AB diplomasisinin başındaki Dış İlişkiler ve Güvenlik Politikası Yüksek Temsilcisi Josep Borrell’in 15 Eylül’deki Avrupa Parlamentosu Genel Kurulunda “Avrupa, imparatorlukların geri döndüğünü söyleyebileceğimiz bir durumla karşı karşıya. Eski imparatorluklar geri geliyor. En azından üç tanesi. Geçmişin büyük imparatorlukları Rusya, Çin ve Türkiye diyebiliriz. Bunlar yakınımızda ve küresel olarak bizim için yeni bir ortam sunan bir yaklaşımla geri geliyorlar. Türkiye çevremizi değiştiren bu yeni unsurlardan biri.” diyerek bu gerçeği Avrupalılara anlatmaya çalıştı.
Çin, Navalnıy ve ekonomi
AB liderlerinin yarınki gündeminde sadece Doğu Akdeniz değil, başta Belarus olmak üzere birçok konu bulunuyor.

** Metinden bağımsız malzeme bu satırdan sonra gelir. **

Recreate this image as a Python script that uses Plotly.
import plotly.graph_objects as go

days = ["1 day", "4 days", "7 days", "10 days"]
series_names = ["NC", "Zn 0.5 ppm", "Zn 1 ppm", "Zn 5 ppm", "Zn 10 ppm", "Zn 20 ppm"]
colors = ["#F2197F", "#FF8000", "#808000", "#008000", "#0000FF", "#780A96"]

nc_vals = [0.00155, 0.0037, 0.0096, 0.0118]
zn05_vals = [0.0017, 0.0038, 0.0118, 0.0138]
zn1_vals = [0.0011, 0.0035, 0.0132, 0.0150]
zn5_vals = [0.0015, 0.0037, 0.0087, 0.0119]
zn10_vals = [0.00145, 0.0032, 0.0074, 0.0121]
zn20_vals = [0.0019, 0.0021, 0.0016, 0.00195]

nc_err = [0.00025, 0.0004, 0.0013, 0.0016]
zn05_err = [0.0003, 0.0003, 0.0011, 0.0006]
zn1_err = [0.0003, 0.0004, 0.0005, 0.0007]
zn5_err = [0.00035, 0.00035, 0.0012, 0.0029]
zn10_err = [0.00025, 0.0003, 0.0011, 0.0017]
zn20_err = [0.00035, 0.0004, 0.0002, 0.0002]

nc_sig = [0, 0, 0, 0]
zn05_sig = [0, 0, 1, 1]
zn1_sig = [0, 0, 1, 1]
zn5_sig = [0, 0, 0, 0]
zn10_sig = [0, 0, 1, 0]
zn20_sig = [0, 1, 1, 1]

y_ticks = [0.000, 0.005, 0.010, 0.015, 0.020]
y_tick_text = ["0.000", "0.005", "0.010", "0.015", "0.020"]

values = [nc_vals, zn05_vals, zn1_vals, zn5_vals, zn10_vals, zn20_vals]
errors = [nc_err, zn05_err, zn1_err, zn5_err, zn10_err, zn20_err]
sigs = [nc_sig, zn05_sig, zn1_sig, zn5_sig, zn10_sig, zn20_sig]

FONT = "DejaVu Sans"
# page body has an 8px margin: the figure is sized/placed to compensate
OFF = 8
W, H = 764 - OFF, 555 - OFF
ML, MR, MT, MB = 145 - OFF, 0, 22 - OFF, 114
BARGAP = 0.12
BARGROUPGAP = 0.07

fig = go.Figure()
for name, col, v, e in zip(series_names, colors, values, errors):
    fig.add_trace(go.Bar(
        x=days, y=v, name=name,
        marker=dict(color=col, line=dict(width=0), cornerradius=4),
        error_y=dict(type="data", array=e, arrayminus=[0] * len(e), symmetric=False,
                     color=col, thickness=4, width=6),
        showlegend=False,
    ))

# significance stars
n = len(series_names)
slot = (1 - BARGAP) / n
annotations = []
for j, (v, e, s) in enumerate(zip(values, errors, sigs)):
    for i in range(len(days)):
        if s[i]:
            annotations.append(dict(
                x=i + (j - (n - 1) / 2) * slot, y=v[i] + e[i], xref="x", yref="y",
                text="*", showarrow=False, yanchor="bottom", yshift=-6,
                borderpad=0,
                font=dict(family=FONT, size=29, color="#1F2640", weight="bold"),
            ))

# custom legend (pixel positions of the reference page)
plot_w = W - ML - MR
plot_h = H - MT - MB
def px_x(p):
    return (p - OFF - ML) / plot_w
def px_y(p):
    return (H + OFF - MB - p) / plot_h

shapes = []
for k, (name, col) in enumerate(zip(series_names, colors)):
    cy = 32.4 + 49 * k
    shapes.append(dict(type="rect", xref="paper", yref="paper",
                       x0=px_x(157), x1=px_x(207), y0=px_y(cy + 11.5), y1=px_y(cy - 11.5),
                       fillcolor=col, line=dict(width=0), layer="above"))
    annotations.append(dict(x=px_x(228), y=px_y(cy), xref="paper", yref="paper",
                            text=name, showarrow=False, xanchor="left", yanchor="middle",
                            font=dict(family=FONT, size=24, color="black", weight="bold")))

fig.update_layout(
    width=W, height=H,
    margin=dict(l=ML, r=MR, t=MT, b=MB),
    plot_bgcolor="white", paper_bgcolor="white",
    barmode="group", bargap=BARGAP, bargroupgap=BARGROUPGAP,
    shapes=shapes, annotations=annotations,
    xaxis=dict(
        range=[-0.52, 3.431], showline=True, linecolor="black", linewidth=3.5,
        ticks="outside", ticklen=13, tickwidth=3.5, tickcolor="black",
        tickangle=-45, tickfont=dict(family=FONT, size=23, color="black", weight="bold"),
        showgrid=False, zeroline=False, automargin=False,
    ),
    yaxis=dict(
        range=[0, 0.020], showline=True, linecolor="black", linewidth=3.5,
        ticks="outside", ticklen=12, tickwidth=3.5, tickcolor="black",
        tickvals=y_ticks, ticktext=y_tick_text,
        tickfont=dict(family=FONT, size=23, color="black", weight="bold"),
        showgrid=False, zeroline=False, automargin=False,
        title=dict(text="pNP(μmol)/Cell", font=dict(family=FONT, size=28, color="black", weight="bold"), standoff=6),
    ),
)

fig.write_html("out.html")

AB, Belarus’ta 9 Ağustos’ta yapılan ve Aleksandr Lukaşenko’nun kazandığı açıklanan cumhurbaşkanlığı seçimine hile karıştırıldığını, bu nedenle sonucu tanımadığını açıkladı. Ancak seçimden kısa süre sonra Belarus yönetimine yaptırım kararı alınmasına rağmen Kıbrıslı Rumların vetosu nedeniyle yaptırımlar hayata geçirilemedi. AB zirvesinde Belarus’a yaptırımların nasıl mümkün kılınacağı konusunun tartışılması bekleniyor.

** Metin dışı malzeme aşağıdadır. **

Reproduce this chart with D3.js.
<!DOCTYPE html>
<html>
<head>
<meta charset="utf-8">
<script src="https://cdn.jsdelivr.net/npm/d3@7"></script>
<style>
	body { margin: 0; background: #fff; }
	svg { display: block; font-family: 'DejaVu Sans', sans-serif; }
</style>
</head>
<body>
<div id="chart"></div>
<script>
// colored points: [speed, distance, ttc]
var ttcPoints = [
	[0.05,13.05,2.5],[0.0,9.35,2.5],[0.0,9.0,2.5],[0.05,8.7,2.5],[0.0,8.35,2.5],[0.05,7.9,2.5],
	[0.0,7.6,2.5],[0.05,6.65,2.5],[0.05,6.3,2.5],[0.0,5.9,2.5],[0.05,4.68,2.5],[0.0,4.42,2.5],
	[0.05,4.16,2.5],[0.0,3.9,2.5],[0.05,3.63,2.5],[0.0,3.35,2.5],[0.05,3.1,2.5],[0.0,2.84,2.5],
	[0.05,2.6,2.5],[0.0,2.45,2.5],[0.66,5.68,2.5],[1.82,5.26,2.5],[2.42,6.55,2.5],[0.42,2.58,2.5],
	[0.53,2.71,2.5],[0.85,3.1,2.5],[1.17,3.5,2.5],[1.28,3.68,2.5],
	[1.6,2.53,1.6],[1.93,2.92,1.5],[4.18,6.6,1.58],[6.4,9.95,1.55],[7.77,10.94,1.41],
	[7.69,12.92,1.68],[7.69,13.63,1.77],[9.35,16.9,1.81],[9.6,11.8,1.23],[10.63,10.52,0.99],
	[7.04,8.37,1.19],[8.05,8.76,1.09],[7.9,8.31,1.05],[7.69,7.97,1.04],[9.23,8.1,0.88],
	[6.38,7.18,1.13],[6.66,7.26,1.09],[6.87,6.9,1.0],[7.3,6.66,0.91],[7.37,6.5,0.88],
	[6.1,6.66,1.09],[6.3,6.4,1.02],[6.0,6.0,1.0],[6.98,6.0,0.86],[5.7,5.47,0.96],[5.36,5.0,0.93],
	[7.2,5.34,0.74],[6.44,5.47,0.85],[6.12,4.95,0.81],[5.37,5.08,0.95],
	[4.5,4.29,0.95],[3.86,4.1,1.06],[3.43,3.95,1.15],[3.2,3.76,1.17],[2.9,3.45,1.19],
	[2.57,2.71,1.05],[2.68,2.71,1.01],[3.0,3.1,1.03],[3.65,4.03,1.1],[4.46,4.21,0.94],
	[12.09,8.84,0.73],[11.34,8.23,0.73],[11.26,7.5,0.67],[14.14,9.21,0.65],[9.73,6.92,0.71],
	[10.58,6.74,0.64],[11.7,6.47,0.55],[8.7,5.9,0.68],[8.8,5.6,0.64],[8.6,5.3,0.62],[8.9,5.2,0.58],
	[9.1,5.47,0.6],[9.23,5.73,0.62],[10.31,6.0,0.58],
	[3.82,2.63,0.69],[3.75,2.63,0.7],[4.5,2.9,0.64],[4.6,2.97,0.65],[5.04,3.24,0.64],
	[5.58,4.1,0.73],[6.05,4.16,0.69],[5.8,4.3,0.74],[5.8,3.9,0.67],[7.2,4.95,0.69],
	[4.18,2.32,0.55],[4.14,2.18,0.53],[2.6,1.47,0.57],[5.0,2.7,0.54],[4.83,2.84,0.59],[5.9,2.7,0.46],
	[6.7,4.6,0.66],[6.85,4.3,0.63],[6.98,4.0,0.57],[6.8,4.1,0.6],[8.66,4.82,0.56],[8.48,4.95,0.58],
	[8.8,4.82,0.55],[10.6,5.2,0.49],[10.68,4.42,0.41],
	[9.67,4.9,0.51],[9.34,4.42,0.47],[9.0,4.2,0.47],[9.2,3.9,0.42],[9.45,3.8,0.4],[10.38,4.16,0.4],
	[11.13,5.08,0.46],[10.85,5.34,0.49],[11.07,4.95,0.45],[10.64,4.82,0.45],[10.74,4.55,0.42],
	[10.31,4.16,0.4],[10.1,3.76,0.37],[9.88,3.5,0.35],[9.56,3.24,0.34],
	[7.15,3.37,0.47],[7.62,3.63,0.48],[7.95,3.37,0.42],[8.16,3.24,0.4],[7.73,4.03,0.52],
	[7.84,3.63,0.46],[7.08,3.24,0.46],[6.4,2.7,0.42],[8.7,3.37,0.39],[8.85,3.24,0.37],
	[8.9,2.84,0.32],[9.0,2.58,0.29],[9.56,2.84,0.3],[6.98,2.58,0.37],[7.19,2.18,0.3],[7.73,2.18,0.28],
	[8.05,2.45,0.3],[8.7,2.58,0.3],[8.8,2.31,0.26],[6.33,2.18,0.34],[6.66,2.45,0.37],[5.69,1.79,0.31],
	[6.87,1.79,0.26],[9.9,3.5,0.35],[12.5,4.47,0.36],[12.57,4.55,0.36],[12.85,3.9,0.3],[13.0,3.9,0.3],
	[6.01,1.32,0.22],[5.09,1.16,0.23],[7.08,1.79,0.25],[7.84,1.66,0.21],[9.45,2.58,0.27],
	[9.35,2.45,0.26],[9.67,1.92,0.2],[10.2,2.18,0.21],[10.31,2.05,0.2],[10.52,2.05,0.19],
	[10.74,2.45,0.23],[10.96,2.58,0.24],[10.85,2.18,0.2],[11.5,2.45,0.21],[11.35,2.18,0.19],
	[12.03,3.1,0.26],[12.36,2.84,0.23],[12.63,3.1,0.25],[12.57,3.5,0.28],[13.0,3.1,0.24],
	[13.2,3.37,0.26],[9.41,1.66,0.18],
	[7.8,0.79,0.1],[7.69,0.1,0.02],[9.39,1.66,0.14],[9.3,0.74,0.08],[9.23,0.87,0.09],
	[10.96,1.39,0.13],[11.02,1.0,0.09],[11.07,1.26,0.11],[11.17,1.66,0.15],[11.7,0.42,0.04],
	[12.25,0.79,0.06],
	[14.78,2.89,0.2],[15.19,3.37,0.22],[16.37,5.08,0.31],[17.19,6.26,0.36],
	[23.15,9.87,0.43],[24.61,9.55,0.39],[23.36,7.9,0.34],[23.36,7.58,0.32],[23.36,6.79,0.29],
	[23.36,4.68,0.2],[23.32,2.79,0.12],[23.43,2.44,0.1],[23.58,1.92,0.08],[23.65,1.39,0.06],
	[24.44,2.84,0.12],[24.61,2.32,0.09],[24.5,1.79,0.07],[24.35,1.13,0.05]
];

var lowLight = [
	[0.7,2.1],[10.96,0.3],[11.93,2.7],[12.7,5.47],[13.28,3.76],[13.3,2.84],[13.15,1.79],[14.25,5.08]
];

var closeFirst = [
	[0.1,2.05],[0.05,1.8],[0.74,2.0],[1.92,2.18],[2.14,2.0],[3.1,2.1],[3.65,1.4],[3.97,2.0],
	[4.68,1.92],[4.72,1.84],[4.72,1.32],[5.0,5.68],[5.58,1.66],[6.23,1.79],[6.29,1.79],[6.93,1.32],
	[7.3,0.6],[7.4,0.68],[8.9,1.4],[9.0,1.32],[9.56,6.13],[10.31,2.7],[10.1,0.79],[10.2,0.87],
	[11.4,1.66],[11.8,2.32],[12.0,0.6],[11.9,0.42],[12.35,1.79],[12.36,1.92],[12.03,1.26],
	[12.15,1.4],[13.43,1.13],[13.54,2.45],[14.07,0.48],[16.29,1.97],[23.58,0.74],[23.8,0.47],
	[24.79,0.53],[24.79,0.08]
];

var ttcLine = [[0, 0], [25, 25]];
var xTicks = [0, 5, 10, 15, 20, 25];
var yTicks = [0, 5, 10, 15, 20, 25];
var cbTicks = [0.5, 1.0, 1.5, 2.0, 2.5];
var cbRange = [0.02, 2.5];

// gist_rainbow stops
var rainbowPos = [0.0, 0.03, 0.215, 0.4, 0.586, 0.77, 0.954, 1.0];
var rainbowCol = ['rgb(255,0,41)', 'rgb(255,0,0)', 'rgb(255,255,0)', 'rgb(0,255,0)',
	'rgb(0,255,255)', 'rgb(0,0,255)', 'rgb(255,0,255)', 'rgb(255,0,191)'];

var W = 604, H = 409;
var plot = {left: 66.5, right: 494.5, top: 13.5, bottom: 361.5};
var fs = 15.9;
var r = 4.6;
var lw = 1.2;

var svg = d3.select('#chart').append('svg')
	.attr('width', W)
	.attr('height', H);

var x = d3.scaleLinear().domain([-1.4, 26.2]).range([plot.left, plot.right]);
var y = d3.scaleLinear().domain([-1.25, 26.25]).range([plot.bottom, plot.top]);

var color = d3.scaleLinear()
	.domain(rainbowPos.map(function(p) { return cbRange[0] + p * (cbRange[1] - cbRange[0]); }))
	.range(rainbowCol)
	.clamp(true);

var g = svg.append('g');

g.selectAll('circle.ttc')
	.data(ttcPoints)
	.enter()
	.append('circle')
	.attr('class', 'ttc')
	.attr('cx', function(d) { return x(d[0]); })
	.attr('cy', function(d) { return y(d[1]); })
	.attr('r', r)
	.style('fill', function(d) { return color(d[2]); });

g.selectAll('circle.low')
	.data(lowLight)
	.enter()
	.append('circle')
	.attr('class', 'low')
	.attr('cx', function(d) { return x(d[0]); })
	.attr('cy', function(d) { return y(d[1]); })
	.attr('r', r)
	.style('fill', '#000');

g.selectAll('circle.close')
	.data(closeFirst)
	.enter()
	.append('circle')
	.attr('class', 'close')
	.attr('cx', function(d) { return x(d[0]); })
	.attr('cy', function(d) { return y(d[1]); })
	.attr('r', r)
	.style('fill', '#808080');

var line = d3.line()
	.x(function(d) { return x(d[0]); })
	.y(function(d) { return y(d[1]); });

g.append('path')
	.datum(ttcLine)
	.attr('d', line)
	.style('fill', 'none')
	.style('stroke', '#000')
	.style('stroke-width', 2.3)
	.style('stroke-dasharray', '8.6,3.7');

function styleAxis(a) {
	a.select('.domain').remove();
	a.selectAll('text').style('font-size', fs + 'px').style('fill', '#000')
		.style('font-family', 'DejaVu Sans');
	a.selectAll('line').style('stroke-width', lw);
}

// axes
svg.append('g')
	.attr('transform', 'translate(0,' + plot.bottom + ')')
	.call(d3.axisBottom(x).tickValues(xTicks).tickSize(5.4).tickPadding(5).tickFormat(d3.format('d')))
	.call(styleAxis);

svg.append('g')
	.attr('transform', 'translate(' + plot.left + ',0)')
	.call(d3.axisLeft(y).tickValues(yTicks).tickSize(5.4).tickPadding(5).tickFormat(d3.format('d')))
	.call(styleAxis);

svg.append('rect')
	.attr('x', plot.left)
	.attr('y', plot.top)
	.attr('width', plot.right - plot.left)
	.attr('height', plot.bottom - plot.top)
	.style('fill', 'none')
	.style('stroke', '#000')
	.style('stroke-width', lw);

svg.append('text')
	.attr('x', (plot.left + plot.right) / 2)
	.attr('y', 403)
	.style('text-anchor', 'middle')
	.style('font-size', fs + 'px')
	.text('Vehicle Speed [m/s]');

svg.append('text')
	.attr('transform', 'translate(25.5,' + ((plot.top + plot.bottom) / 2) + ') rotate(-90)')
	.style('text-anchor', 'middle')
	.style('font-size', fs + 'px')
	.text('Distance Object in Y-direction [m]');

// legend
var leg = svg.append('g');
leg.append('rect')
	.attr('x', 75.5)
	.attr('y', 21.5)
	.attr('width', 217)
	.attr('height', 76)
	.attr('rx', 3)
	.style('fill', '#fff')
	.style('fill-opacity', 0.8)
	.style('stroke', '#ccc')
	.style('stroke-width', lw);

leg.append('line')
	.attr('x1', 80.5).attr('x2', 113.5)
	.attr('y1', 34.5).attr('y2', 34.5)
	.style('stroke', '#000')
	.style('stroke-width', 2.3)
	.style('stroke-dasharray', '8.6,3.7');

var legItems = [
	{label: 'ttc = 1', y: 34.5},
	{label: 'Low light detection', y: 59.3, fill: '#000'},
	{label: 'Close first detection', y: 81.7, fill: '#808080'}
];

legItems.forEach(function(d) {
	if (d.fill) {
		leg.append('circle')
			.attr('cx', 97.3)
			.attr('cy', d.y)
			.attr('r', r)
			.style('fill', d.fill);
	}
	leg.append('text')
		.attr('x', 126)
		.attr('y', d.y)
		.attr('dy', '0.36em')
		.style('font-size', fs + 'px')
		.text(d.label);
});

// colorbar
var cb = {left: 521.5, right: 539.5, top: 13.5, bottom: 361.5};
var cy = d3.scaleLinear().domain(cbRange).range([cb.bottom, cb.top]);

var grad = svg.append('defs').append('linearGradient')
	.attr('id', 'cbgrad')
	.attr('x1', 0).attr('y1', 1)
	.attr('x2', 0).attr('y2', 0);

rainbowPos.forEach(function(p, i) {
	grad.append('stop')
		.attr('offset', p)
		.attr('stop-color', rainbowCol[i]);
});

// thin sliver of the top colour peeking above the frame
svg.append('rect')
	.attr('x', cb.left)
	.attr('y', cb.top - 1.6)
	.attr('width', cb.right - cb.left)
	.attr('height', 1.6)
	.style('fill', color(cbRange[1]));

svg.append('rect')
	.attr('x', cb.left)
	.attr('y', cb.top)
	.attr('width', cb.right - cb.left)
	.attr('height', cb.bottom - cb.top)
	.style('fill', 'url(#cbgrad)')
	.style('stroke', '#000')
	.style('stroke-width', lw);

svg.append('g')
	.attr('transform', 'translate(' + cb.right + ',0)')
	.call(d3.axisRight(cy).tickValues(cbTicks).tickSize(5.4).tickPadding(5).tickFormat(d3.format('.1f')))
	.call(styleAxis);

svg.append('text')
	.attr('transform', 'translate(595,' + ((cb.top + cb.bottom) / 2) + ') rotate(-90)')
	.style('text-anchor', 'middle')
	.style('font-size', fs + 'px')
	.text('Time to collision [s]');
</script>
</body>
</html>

Bir başka konu da Çin-AB ilişkileri. Son olarak 14 Eylül’de video konferans yöntemiyle yapılan AB-Çin Zirvesine Çin Devlet Başkanı Şi Cinping’in yanı sıra AB Konseyi Başkanı Charles Michel, AB Komisyonu Başkanı Ursula von der Leyen ve AB dönem başkanı Almanya’nın Başbakanı Angele Merkel katılmıştı.
AB ülkelerinin liderleri, bu zirvenin ardından Çin ile AB arasındaki özellikle ekonomik ve ticari konuları değerlendirecek.
Rus muhalif Aleksey Navalnıy’ın Rusya’da zehirlenmesi, ardından Almanya’daki tedavisi sonrası gelişmeler de AB liderlerinin masasında olacak. Almanya’nın Navalnıy’a zehirli bir madde verildiğini tespit ettiklerini açıklamasının ardından AB yönetimi Rusya’dan uluslararası şeffaf bir soruşturma yürütmesini talep etmişti.
Zirvenin diğer konularını ise Kovid-19 salgını sonrası ekonomi, tek pazarın güçlendirilmesi, daha iddialı bir sanayi politikası geliştirilmesi ve dijital dönüşümün hızlandırılması oluşturacak.